Why it matters: Dealing with errors is a core challenge for quantum computers that many experts say stands in the way of building a practical quantum machine that can solve a range of problems beyond the reach of classical computers.
- Google, IBM, Microsoft and a slew of other companies are trying to build quantum computers, while China and other countries are pouring billions of dollars into the technology.
Where it stands: Today's quantum computers are largely used for research problems — modeling materials or chemical reactions — that could one day support business goals. But they can't break encryption or crack other problems researchers think (or debate) they might one day solve.
- That is generally expected to require millions of quantum bits, or qubits. The bits in a classical computer have only two states, but qubits can have many by harnessing the properties of subatomic particles.
- A quantum computer's power grows exponentially as the number of qubits increases and they become entangled.
- But many qubits are also needed to correct the errors that come from the noise of combining many qubits — a key hurdle for quantum computers.
How it works: Google researchers report today in the journal Nature that they've found a way to reduce errors in their quantum system while increasing the number of qubits — a key milestone known as "below threshold."
- Their 105-qubit quantum processor, Willow, performed in less than five minutes a computation that would take one of today's fastest supercomputers 10 septillion years — about a quadrillion times longer than the universe has been around.
Yes, but: That task, what's known as a random circuit sampling, is used as a benchmark for comparing quantum and classical computers. Researchers now want to turn to solving practical problems.

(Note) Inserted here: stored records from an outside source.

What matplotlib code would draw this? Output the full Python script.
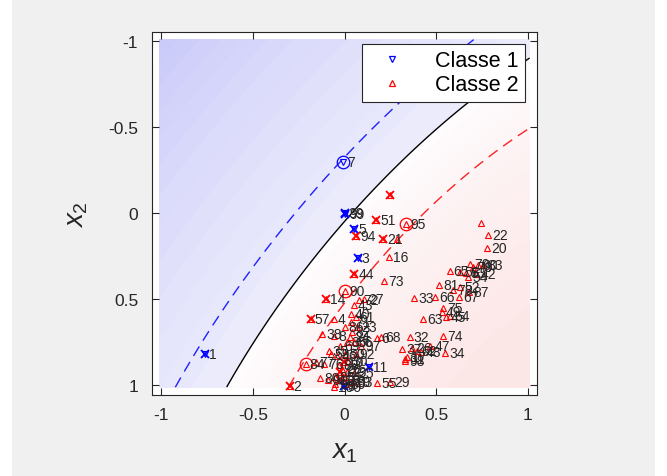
import numpy as np
import matplotlib
matplotlib.use('Agg')
import matplotlib.pyplot as plt
from matplotlib.colors import LinearSegmentedColormap, TwoSlopeNorm
from matplotlib.lines import Line2D
from matplotlib.patches import Rectangle

plt.rcParams['font.family'] = ['Liberation Sans', 'DejaVu Sans']
plt.rcParams['mathtext.fontset'] = 'custom'
plt.rcParams['mathtext.it'] = 'Liberation Sans:italic'
plt.rcParams['mathtext.rm'] = 'Liberation Sans'

# ---- curves (decision boundary and margins) ----
boundary_x = [-0.587, -0.339, -0.294, 0.072, 0.232, 0.649, 0.975]
boundary_y = [1.0, 0.508, 0.44, 0.0, -0.195, -0.617, -0.868]
margin1_x = [-0.946, -0.647, -0.511, -0.294, -0.113, -0.009, 0.287, 0.613]
margin1_y = [1.008, 0.508, 0.325, 0.055, -0.195, -0.296, -0.617, -0.974]
margin2_x = [-0.303, -0.209, -0.13, 0.0, 0.159, 0.335, 0.5, 0.993]
margin2_y = [1.008, 0.872, 0.70, 0.46, 0.258, 0.062, -0.10, -0.445]

# ---- points: label, x, y, support-vector flag, circled flag ----
c1_labels = ['1', '3', '5', '7', '9', '11', '39', '99']
c1_x = [-0.762, 0.071, 0.053, -0.009, -0.004, 0.132, 0.0, 0.004]
c1_y = [0.818, 0.262, 0.089, -0.296, 1.005, 0.893, 0.0, 0.002]
c1_sv = [1, 1, 1, 0, 1, 1, 1, 1]
c1_circ = [0, 0, 0, 1, 0, 0, 0, 0]

c2_labels = ['2', '4', '6', '8', '10', '12', '13', '14', '15', '16', '17', '18', '19', '20',
             '21', '22', '23', '24', '25', '26', '27', '28', '29', '30', '31', '32', '33', '34',
             '35', '36', '37', '38', '40', '', '42', '43', '44', '45', '46', '47', '48', '49',
             '50', '51', '52', '53', '54', '55', '56', '57', '58', '59', '60', '61', '62', '63',
             '64', '65', '66', '67', '68', '69', '70', '71', '72', '73', '74', '75', '76', '77',
             '78', '79', '80', '81', '82', '83', '84', '85', '86', '87', '88', '89', '90', '91',
             '92', '93', '94', '95', '96', '97', '98', '100', '', '']
c2_x = [-0.299, -0.058, 0.178, -0.058, -0.004, -0.022, 0.015, -0.103, 0.005, 0.245, 0.34, -0.022,
        0.033, 0.776, 0.212, 0.785, 0.069, 0.029, 0.051, 0.37, 0.105, -0.013, 0.25, 0.02, 0.332,
        0.355, 0.381, 0.549, -0.087, 0.015, 0.315, -0.121, 0.033, 0.285, 0.72, 0.051, 0.053, 0.555,
        -0.04, 0.468, 0.42, 0.53, 0.005, 0.172, 0.631, 0.665, 0.675, 0.178, 0.051, -0.185, 0.63,
        -0.076, 0.73, 0.06, 0.395, 0.428, 0.575, 0.573, 0.495, 0.627, 0.2, -0.022, 0.685, 0.035,
        0.078, 0.218, 0.54, 0.54, -0.113, -0.158, 0.594, 0.70, -0.134, 0.518, 0.04, 0.755, -0.212,
        -0.05, 0.0, 0.68, -0.03, 0.01, 0.005, -0.09, 0.06, 0.05, 0.062, 0.335, -0.05, 0.09, 0.33,
        -0.058, 0.25, 0.743]
c2_y = [1.001, 0.614, 0.725, 0.71, 0.864, 0.921, 0.921, 0.498, 0.95, 0.252, 0.835, 0.97, 0.98,
        0.2, 0.15, 0.123, 0.658, 0.72, 0.93, 0.78, 0.498, 0.902, 0.98, 0.86, 0.845, 0.72, 0.489,
        0.81, 0.80, 0.748, 0.79, 0.70, 0.585, 0.146, 0.355, 0.531, 0.352, 0.60, 0.826, 0.768,
        0.805, 0.575, 0.816, 0.039, 0.43, 0.345, 0.372, 0.985, 0.748, 0.614, 0.338, 0.816, 0.30,
        0.60, 0.80, 0.614, 0.598, 0.336, 0.485, 0.485, 0.72, 0.768, 0.292, 0.63, 0.504, 0.391,
        0.71, 0.552, 0.874, 0.864, 0.446, 0.31, 0.956, 0.416, 0.69, 0.297, 0.873, 0.95, 0.66,
        0.455, 0.88, 0.99, 0.45, 0.97, 0.82, 0.98, 0.131, 0.062, 0.99, 0.77, 0.855, 1.008,
        -0.108, 0.055]
c2_sv_labels = ['2', '10', '12', '14', '18', '21', '44', '51', '57', '94']
c2_circ_labels = ['84', '90', '95']
c2_extra_sv_index = [len(c2_labels) - 2]

x_ticks = [-1, -0.5, 0, 0.5, 1]
y_ticks = [-1, -0.5, 0, 0.5, 1]
tick_labels = ['-1', '-0.5', '0', '0.5', '1']

# ---- decision field fitted to the read curves ----
cx = np.concatenate([margin1_x, boundary_x, margin2_x])
cy = np.concatenate([margin1_y, boundary_y, margin2_y])
cv = np.concatenate([-np.ones(len(margin1_x)), np.zeros(len(boundary_x)), np.ones(len(margin2_x))])
A = np.column_stack([np.ones_like(cx), cx, cy, cx**2, cx*cy, cy**2])
coef, *_ = np.linalg.lstsq(A, cv, rcond=None)

def field(x, y):
    return coef[0] + coef[1]*x + coef[2]*y + coef[3]*x**2 + coef[4]*x*y + coef[5]*y**2

gx, gy = np.meshgrid(np.linspace(-1.01, 1.01, 300), np.linspace(-1.01, 1.01, 300))
F = field(gx, gy)

fig = plt.figure(figsize=(6.67, 4.77), dpi=100)
fig.patch.set_facecolor('white')
fig.patches.append(Rectangle((0.018, 0.0), 0.964, 1.0, transform=fig.transFigure,
                             facecolor='#f0f0f0', edgecolor='none', zorder=-10))
ax = fig.add_axes([0.228, 0.170, 0.577, 0.761])
ax.set_facecolor('white')

cmap = LinearSegmentedColormap.from_list('bw', [(0.0, (0.79, 0.79, 0.98)),
                                                (0.499, (0.925, 0.925, 0.988)),
                                                (0.501, (0.995, 0.99, 0.995)),
                                                (1.0, (0.99, 0.905, 0.905))])
fmin, fmax = F.min(), F.max()
norm = TwoSlopeNorm(vmin=min(fmin, -1.5), vcenter=0.0, vmax=max(fmax, 1.5))
levels = np.concatenate([np.linspace(fmin, 0, 14), np.linspace(0, fmax, 14)[1:]])
ax.contourf(gx, gy, F, levels=levels, cmap=cmap, norm=norm, zorder=0)
ax.contour(gx, gy, F, levels=[0], colors='black', linewidths=1.0, zorder=1)
cs1 = ax.contour(gx, gy, F, levels=[-1], colors='#2020ff', linewidths=1.0, zorder=1)
cs2 = ax.contour(gx, gy, F, levels=[1], colors='#ff2020', linewidths=1.0, zorder=1)
for cs in (cs1, cs2):
    cs.set_linestyle((0, (8, 5)))

ax.plot(c2_x, c2_y, ls='none', marker='^', ms=4.5, mfc='none', mec='red', mew=0.8, zorder=3)
ax.plot(c1_x, c1_y, ls='none', marker='v', ms=4.5, mfc='none', mec='blue', mew=0.8, zorder=3)

sv2 = [i for i, l in enumerate(c2_labels) if l in c2_sv_labels] + c2_extra_sv_index
ax.plot([c2_x[i] for i in sv2], [c2_y[i] for i in sv2], ls='none', marker='x', ms=6,
        mec='red', mew=1.3, zorder=4)
sv1 = [i for i, s in enumerate(c1_sv) if s]
ax.plot([c1_x[i] for i in sv1], [c1_y[i] for i in sv1], ls='none', marker='x', ms=6,
        mec='blue', mew=1.3, zorder=4)
ci2 = [i for i, l in enumerate(c2_labels) if l in c2_circ_labels]
ax.plot([c2_x[i] for i in ci2], [c2_y[i] for i in ci2], ls='none', marker='o', ms=9,
        mfc='none', mec='red', mew=0.9, zorder=4)
ci1 = [i for i, s in enumerate(c1_circ) if s]
ax.plot([c1_x[i] for i in ci1], [c1_y[i] for i in ci1], ls='none', marker='o', ms=9,
        mfc='none', mec='blue', mew=0.9, zorder=4)

for xs, ys, ls in ((c1_x, c1_y, c1_labels), (c2_x, c2_y, c2_labels)):
    for xv, yv, lv in zip(xs, ys, ls):
        if lv:
            ax.text(xv + 0.022, yv, lv, fontsize=10, color='#262626', va='center', ha='left',
                    zorder=5)

ax.set_xlim(-1.05, 1.05)
ax.set_ylim(1.055, -1.055)
ax.set_xticks(x_ticks)
ax.set_xticklabels(tick_labels)
ax.set_yticks(y_ticks)
ax.set_yticklabels(tick_labels)
ax.tick_params(direction='in', top=True, right=True, length=5, width=0.8,
               labelsize=12.5, colors='#262626')
ax.tick_params(axis='x', pad=9)
ax.tick_params(axis='y', pad=10)
for s in ax.spines.values():
    s.set_color('#262626')
    s.set_linewidth(0.8)
ax.set_xlabel('$x_1$', fontsize=20, color='#262626', labelpad=11)
ax.set_ylabel('$x_2$', fontsize=20, color='#262626', labelpad=13)

handles = [Line2D([], [], ls='none', marker='v', ms=4.5, mfc='none', mec='blue', mew=0.9),
           Line2D([], [], ls='none', marker='^', ms=4.5, mfc='none', mec='red', mew=0.9)]
leg = ax.legend(handles, ['Classe 1', 'Classe 2'], loc='upper right', fontsize=15.5,
                fancybox=False, framealpha=1, edgecolor='#262626', borderaxespad=0.55,
                handlelength=2.2, handletextpad=0.9, labelspacing=0.15, borderpad=0.3)
leg.get_frame().set_linewidth(0.8)
leg.set_zorder(10)

fig.savefig('out.png', dpi=100, facecolor=fig.get_facecolor())
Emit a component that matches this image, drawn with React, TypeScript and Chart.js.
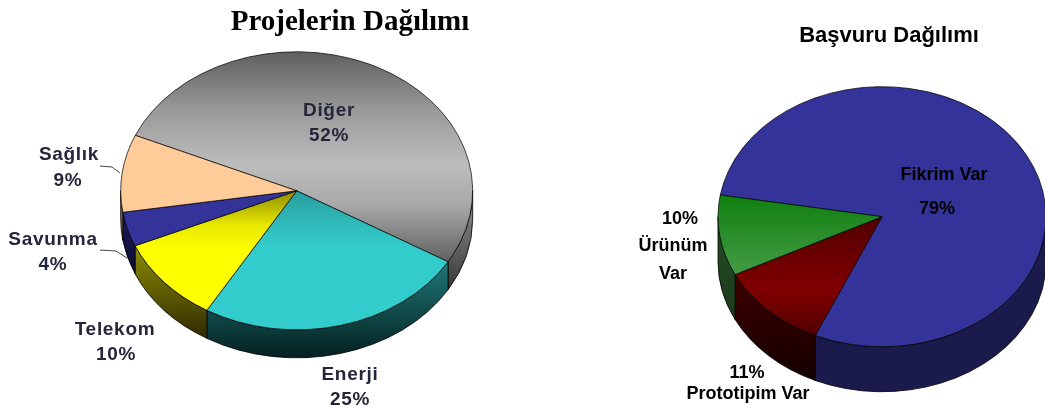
import React, { useEffect, useRef } from "react";
import { Chart, registerables } from "chart.js";

Chart.register(...registerables);

const projectCategories = ["Diğer", "Enerji", "Telekom", "Savunma", "Sağlık"];
const projectValues = [52, 25, 10, 4, 9];
const applicationCategories = ["Fikrim Var", "Prototipim Var", "Ürünüm Var"];
const applicationValues = [79, 11, 10];

type Stops = [number, string][];
type Line = { text: string; x: number; y: number };

const projectTop: Stops[] = [
  [[52, "#5f5f5f"], [110, "#999999"], [165, "#bdbdbd"], [205, "#a8a8a8"], [280, "#4a4a4a"]],
  [[190, "#2a9c9c"], [245, "#33cccc"], [330, "#33cccc"]],
  [[190, "#8a8a00"], [225, "#e8e800"], [250, "#ffff00"], [310, "#ffff00"]],
  [[190, "#333399"], [245, "#333399"]],
  [[136, "#ffcc99"], [210, "#ffcc99"]],
];
const projectSide: Stops[] = [
  [[220, "#7a7a7a"], [285, "#3c3c3c"]],
  [[260, "#1f7a7a"], [358, "#052020"]],
  [[245, "#8f8f00"], [338, "#2f2a00"]],
  [[210, "#1d1d60"], [270, "#0c0c30"]],
  [[200, "#8a6e52"], [240, "#6a5240"]],
];
const applicationTop: Stops[] = [
  [[80, "#333399"], [350, "#333399"]],
  [[216, "#520000"], [290, "#800000"], [340, "#4d0000"]],
  [[195, "#0f7f0f"], [275, "#459c45"]],
];
const applicationSide: Stops[] = [
  [[240, "#1a1a4d"], [395, "#1a1a4d"]],
  [[275, "#3d0000"], [380, "#150000"]],
  [[230, "#214a21"], [320, "#1c3a1c"]],
];

const lp = (c: string[], v: number[], i: number) => [c[i], `${v[i]}%`];
const [dA, dB] = lp(projectCategories, projectValues, 0);
const [eA, eB] = lp(projectCategories, projectValues, 1);
const [tA, tB] = lp(projectCategories, projectValues, 2);
const [vA, vB] = lp(projectCategories, projectValues, 3);
const [sA, sB] = lp(projectCategories, projectValues, 4);
const [fA, fB] = lp(applicationCategories, applicationValues, 0);
const [pA, pB] = lp(applicationCategories, applicationValues, 1);
const [uA, uB] = lp(applicationCategories, applicationValues, 2);

const projectLines: Line[] = [
  { text: dA, x: 329, y: 111 }, { text: dB, x: 329, y: 136 },
  { text: eA, x: 350, y: 375 }, { text: eB, x: 350, y: 400 },
  { text: tA, x: 115, y: 330 }, { text: tB, x: 116, y: 355 },
  { text: vA, x: 53, y: 240 }, { text: vB, x: 53, y: 265 },
  { text: sA, x: 69, y: 155 }, { text: sB, x: 68, y: 181 },
];
const applicationLines: Line[] = [
  { text: fA, x: 944, y: 175 }, { text: fB, x: 937, y: 209 },
  { text: pB, x: 747, y: 373 }, { text: pA, x: 748, y: 394 },
  { text: uB, x: 680, y: 219 }, { text: uA.split(" ")[0], x: 673, y: 246 }, { text: uA.split(" ")[1], x: 673, y: 274 },
];

type Spec = {
  left: number; width: number; cx: number; cy: number; r: number; ratio: number; depth: number;
  rotation: number; categories: string[]; values: number[]; top: Stops[]; side: Stops[];
  title: string; titleFont: any; titleTop: number; lines: Line[]; font: string; textColor: string;
  leaders: number[][]; letterSpacing: string; textBlur: string;
};

const specs: Spec[] = [
  {
    left: 0, width: 700, cx: 296.7, cy: 190.8, r: 176, ratio: 0.79, depth: 28, rotation: 293.5,
    categories: projectCategories, values: projectValues, top: projectTop, side: projectSide,
    title: "Projelerin Dağılımı", titleFont: { family: "'Liberation Serif'", size: 29, weight: "bold" }, titleTop: 5,
    lines: projectLines, font: "bold 19px 'Liberation Sans'", textColor: "#26263a", letterSpacing: "0.7px", textBlur: "blur(0.4px)",
    leaders: [[100, 166, 112, 167, 120, 173], [100, 250, 116, 251, 127, 258]],
  },
  {
    left: 522, width: 734, cx: 882, cy: 216.7, r: 164, ratio: 0.793, depth: 45, rotation: 279.6,
    categories: applicationCategories, values: applicationValues, top: applicationTop, side: applicationSide,
    title: "Başvuru Dağılımı", titleFont: { family: "'Liberation Sans'", size: 22, weight: "bold" }, titleTop: 23,
    lines: applicationLines, font: "bold 18px 'Liberation Sans'", textColor: "#000000", letterSpacing: "0px", textBlur: "none",
    leaders: [],
  },
];

const H = 412;

function PieCanvas({ spec }: { spec: Spec }) {
  const ref = useRef<HTMLCanvasElement>(null);
  useEffect(() => {
    const bw = 0.8;
    const localCx = spec.cx - spec.left;
    const gradient = (ctx: CanvasRenderingContext2D, stops: Stops, map: (y: number) => number) => {
      const y0 = stops[0][0];
      const y1 = stops[stops.length - 1][0];
      const g = ctx.createLinearGradient(0, map(y0), 0, map(y1));
      stops.forEach(([y, c]) => g.addColorStop((y - y0) / (y1 - y0), c));
      return g;
    };
    const solid3d = {
      id: "solid3d",
      beforeDatasetsDraw(chart: any) {
        const ctx = chart.ctx as CanvasRenderingContext2D;
        const arcs = chart.getDatasetMeta(0).data;
        const first = arcs[0];
        const ry = first.outerRadius * spec.ratio;
        ctx.save();
        arcs.forEach((arc: any, i: number) => {
          for (let k = -1; k <= 2; k++) {
            const a0 = Math.max(arc.startAngle, k * 2 * Math.PI);
            const a1 = Math.min(arc.endAngle, k * 2 * Math.PI + Math.PI);
            if (a1 <= a0) continue;
            ctx.beginPath();
            ctx.ellipse(localCx, spec.cy, arc.outerRadius, ry, 0, a0, a1);
            ctx.ellipse(localCx, spec.cy + spec.depth, arc.outerRadius, ry, 0, a1, a0, true);
            ctx.closePath();
            ctx.fillStyle = gradient(ctx, spec.side[i], (y) => y);
            ctx.fill();
            ctx.lineWidth = 0.8;
            ctx.strokeStyle = "#000000";
            ctx.stroke();
          }
        });
        ctx.restore();
        ctx.save();
        ctx.translate(localCx - first.x, spec.cy - first.y * spec.ratio);
        ctx.scale(1, spec.ratio);
      },
      afterDatasetsDraw(chart: any) {
        const ctx = chart.ctx as CanvasRenderingContext2D;
        ctx.restore();
        ctx.save();
        ctx.font = spec.font;
        (ctx as any).letterSpacing = spec.letterSpacing;
        ctx.filter = spec.textBlur;
        ctx.fillStyle = spec.textColor;
        ctx.textAlign = "center";
        ctx.textBaseline = "middle";
        spec.lines.forEach((l) => ctx.fillText(l.text, l.x - spec.left, l.y));
        ctx.filter = "none";
        ctx.strokeStyle = "#444444";
        ctx.lineWidth = 1;
        spec.leaders.forEach((p) => {
          ctx.beginPath();
          ctx.moveTo(p[0] - spec.left, p[1]);
          for (let j = 2; j < p.length; j += 2) ctx.lineTo(p[j] - spec.left, p[j + 1]);
          ctx.stroke();
        });
        ctx.restore();
      },
    };
    const side = (spec.width - 2 * spec.r - bw) / 2;
    const chart = new Chart(ref.current!, {
      type: "pie",
      plugins: [solid3d],
      data: {
        labels: spec.categories,
        datasets: [
          {
            data: spec.values,
            clip: false,
            borderColor: "#000000",
            borderWidth: bw,
            backgroundColor: (c: any) => {
              const area = c.chart.chartArea;
              if (!area) return "#888888";
              const stops = spec.top[c.dataIndex];
              const ay = (area.top + area.bottom) / 2;
              return gradient(c.chart.ctx, stops, (y) => ay + (y - spec.cy) / spec.ratio);
            },
          } as any,
        ],
      },
      options: {
        responsive: false,
        animation: false,
        devicePixelRatio: 1,
        rotation: spec.rotation,
        layout: { padding: { left: side, right: side, top: 0, bottom: 0 } },
        plugins: {
          legend: { display: false },
          tooltip: { enabled: false },
          title: {
            display: true,
            text: spec.title,
            color: "#000000",
            font: spec.titleFont,
            padding: { top: spec.titleTop, bottom: 0 },
          },
        },
      } as any,
    });
    return () => chart.destroy();
  }, [spec]);
  return (
    <canvas
      ref={ref}
      width={spec.width}
      height={H}
      style={{ position: "absolute", left: spec.left, top: 0, width: spec.width, height: H }}
    />
  );
}

export default function App() {
  return (
    <div style={{ position: "absolute", left: 0, top: 0, width: 1045, height: H, overflow: "hidden", background: "#ffffff" }}>
      {specs.map((s) => (
        <PieCanvas key={s.title} spec={s} />
      ))}
    </div>
  );
}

- "The next immediate challenge for us and the field is to demonstrate a first 'useful, beyond-classical' computation on today's quantum chips that is relevant to a real-world application," Hartmut Neven, Google Quantum AI's founder and lead, said in a press release.
The bottom line: "This is a really big deal for quantum error correction, and it's somewhere that we've been wanting to be for 20 years or so," Michael Newman, a member of the Google Research team, told Axios.